Any operator included on the EC list who does not meet the deadline(s) for registering MRV plans can be fined approximately $8,000, with an additional $800 for each day that it is late in filing. However, according to the EBAA, the national authorities implementing ETS on behalf of the EC are not expected to impose these penalties due to the long delay in publishing the list of operators and subsequent serious difficulties operators experienced in trying to register their MRV plans.

AIN contacted the EC to ask why its member states’ competent authorities seem so ill-prepared for ETS and whether the registration deadline and associated penalties can be enforced, given its failure to publish an accurate list of operators in a timely way. The EC’s ETS “help desk” declined to respond to any questions and advised AIN to monitor the “Frequently Asked Questions” page of its Web site for possible updates. Indirectly acknowledging some problems with ETS implementation, the EC vaguely alluded to “pragmatic solutions” being found while making no firm commitment to granting greater flexibility and assistance to aircraft operators.

Meanwhile, the EC has rejected a long-standing proposal to use Eurocontrol’s Pagoda air-traffic data system as a tool for calculating aircraft emissions. Instead, it is evaluating a revised version of Pagoda dubbed the ETS support facility and is expected to accept that as a calculation tool. EBAA is pressing for data from the ETS support facility to be accepted as fully verified data that does not need to be independently verified at further cost to aircraft operators.

EBAA believes that the ETS support facility has a small margin of error amounting to less than 1 percent.
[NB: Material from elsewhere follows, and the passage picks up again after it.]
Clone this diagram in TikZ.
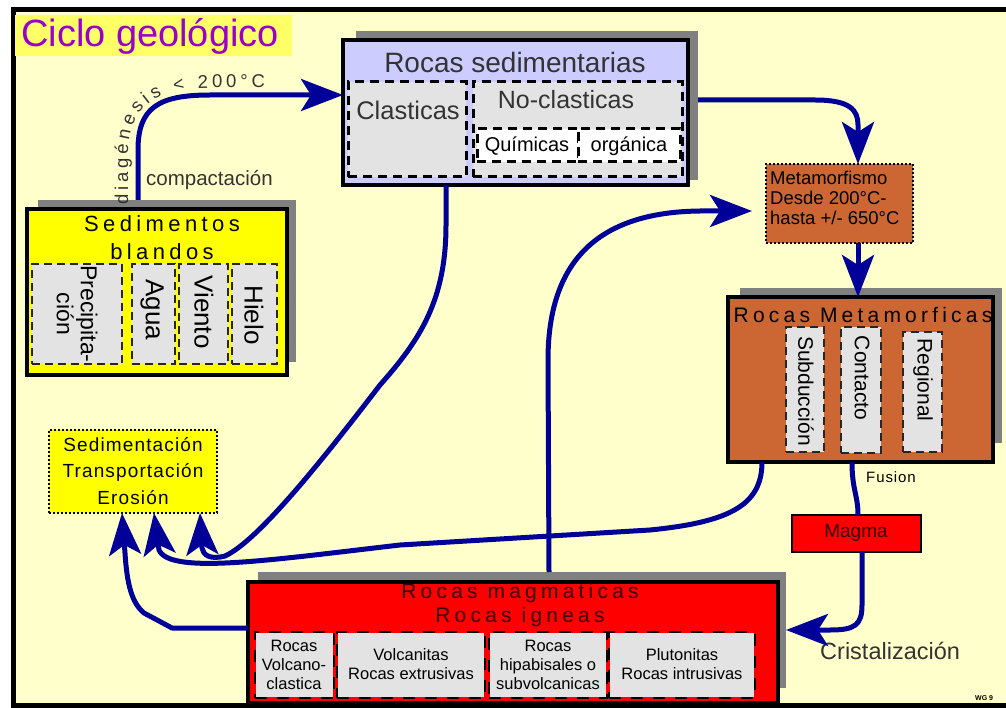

On this basis, it believes there is a case for the EC to grant further latitude to the exemption that permits operators generating fewer than 10,000 metric tons of CO2 per year to escape ETS. It has argued that this threshold could be raised to 50,000 metric tons.

According to EBAA, of some 6,000 operators on the EC list for ETS, around 5,000 of these collectively account for less than 1 percent of total aviation CO2 emissions. “This proves that the decision to include corporate operators in ETS was ridiculous,” said Humphries. “It is a bad regulation, badly executed.”

In new guidance notes on ETS, EBAA is advising operators to file even the most basic of MRV plans, giving details of their operation and a simple declaration of how they intend to comply. On the question of how they will monitor emissions in terms of metric tons of CO2 per kilometer flown, the association recommends the following statement: “Eurocontrol’s ETS Support facility will be used to determine fuel consumption over the monitoring period. The system records the aircraft type and flight distance. The system knows of the approximate fuel burn rate per distance flown for the aircraft type and hence can calculate the fuel consumption and emissions for each flight.”